Confrontation: A criminal defendant must have “a meaningful opportunity to cross-examine witnesses against him.” Brinson, 547 F.3d at 392 (citing Pennsylvania v. Ritchie, 480 U.S. 39, 51 (1987))…The trial court has “broad discretion ‘to impose reasonable limits on…cross examination based on concerns about…harassment, prejudice, confusion of the issues,…or interrogation that is repetitive or only marginally relevant.’” Brinson, 547 F.3d at 394 (quoting Van Arsdall, 475 U.S. at 679)… “On habeas corpus,…we do not sit to review the trial judge’s exercise of discretion, but rather to assess whether the state court’s denial of [the defendant’s] Confrontation Clause claim was reasonable.” Id. at 511. Moreover, for habeas to be warranted, the trial court’s denial must not have been harmless, that is, it must have had a “substantial and injurious effect or influence in determining the jury’s verdict.” Brinson, 547 F.3d at 395 (quoting Brecht v. Abrahamson, 507 U.S. 619, 637 (1993)) (internal quotation marks omitted).

Alvarez filed a habeas petition in the SDNY claiming that (1) the government’s delayed disclosure was a violation of Brady v. Maryland; (2) that the trial court violated his Sixth Amendment Confrontation Clause right when it barred all cross-examination of the Detective at trial; and (3) that the jury instruction on “transferred intent” violated his right to due process under the fourteenth amendment.
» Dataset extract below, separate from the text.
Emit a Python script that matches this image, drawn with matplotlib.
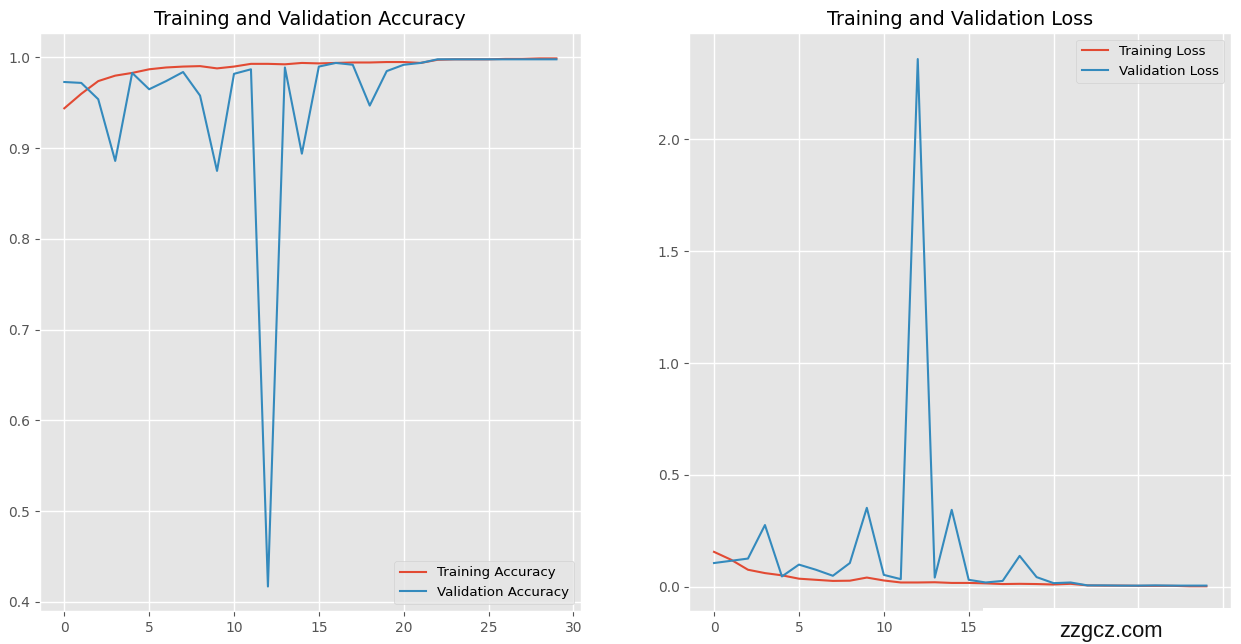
import matplotlib
matplotlib.use("Agg")
import matplotlib.pyplot as plt
from matplotlib.patches import Rectangle

epochs = list(range(30))
train_acc = [.944, .960, .974, .980, .983, .987, .989, .990, .9905, .988,
             .990, .993, .993, .9925, .994, .9935, .994, .9945, .9945, .995,
             .995, .994, .9975, .998, .998, .998, .9985, .9985, .999, .999]
val_acc = [.973, .972, .954, .886, .983, .965, .974, .984, .958, .875,
           .982, .987, .417, .989, .894, .990, .994, .992, .947, .985,
           .992, .994, .998, .998, .998, .998, .998, .998, .998, .998]
train_loss = [.155, .12, .075, .06, .05, .035, .03, .025, .026, .04,
              .027, .018, .018, .019, .016, .016, .014, .011, .012, .011,
              .009, .012, .005, .004, .004, .003, .003, .003, .001, .001]
val_loss = [.105, .115, .125, .275, .045, .098, .075, .048, .105, .352,
            .052, .033, 2.36, .04, .343, .03, .018, .025, .137, .042,
            .015, .018, .005, .005, .004, .004, .005, .004, .004, .004]
loss_xticks = [0, 5, 10, 15, 20, 25, 30]
loss_xticklabels = ["0", "5", "10", "15", "", "", ""]
acc_title = "Training and Validation Accuracy"
loss_title = "Training and Validation Loss"
watermark = "zzgcz.com"

W, H = 1241, 644
plt.style.use("ggplot")
plt.rcParams["font.family"] = ["DejaVu Sans"]
plt.rcParams["axes.titlesize"] = 13.8
plt.rcParams["legend.fontsize"] = 9.6
plt.rcParams["grid.linewidth"] = 1.0
fig = plt.figure(figsize=(W / 100, H / 100), dpi=100)

def place(x0, x1, y0, y1):
    return fig.add_axes([x0 / W, 1 - y1 / H, (x1 - x0) / W, (y1 - y0) / H])

ax1 = place(39.7, 581, 33, 611)
ax1.plot(epochs, train_acc, label="Training Accuracy")
ax1.plot(epochs, val_acc, label="Validation Accuracy")
ax1.set_ylim(0.39, 1.027)
ax1.legend(loc="lower right")
ax1.set_title(acc_title)

ax2 = place(689.4, 1231, 33, 611)
ax2.plot(epochs, train_loss, label="Training Loss")
ax2.plot(epochs, val_loss, label="Validation Loss")
ax2.set_ylim(-0.1096, 2.4765)
ax2.set_xticks(loss_xticks, loss_xticklabels)
ax2.set_xlim(-1.45, 30.45)
ax2.legend(loc="upper right")
ax2.set_title(loss_title)

fig.add_artist(Rectangle((983 / W, 0), (W - 983) / W, (H - 608) / H,
                         transform=fig.transFigure, facecolor="white",
                         edgecolor="none", zorder=10))
fig.text(1110.5 / W, 1 - 631 / H, watermark, family="Liberation Sans", fontsize=15.8,
         color="#111111", ha="center", va="center", zorder=11)
fig.savefig("out.png", dpi=100)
The Second Circuit concluded that (1) The State Court’s finding that the Report Petitioner-Appellee Alvarez wished to cross-examine the detective would have led to impermissible hearsay ignored the purpose of the examination – the strategy was “to show that the NYPD’s incomplete investigation indicated that the NYPD had prematurely concluded that Alvarez was the guilty party…”; (2) The State court’s ruling on the “clear link” evidence rule was “clearly unreasonable under established Sixth Amendment law.” In contrasting precedent, the Second Circuit found that the “trial court’s exclusion left [Petitioner-Appellee Julio] Alvarez without any support for his theory of the case.” Lastly, after an evaluation, the Second Circuit found that this was not harmless error. The District Court’s order is affirmed – the case is remanded to the District Court.

The case is Alvarez v. Ercole, 13-2828-pr (2d Cir, Aug. 18, 2014) - Confrontation Clause; Sixth Amendment; Federal Criminal Defense.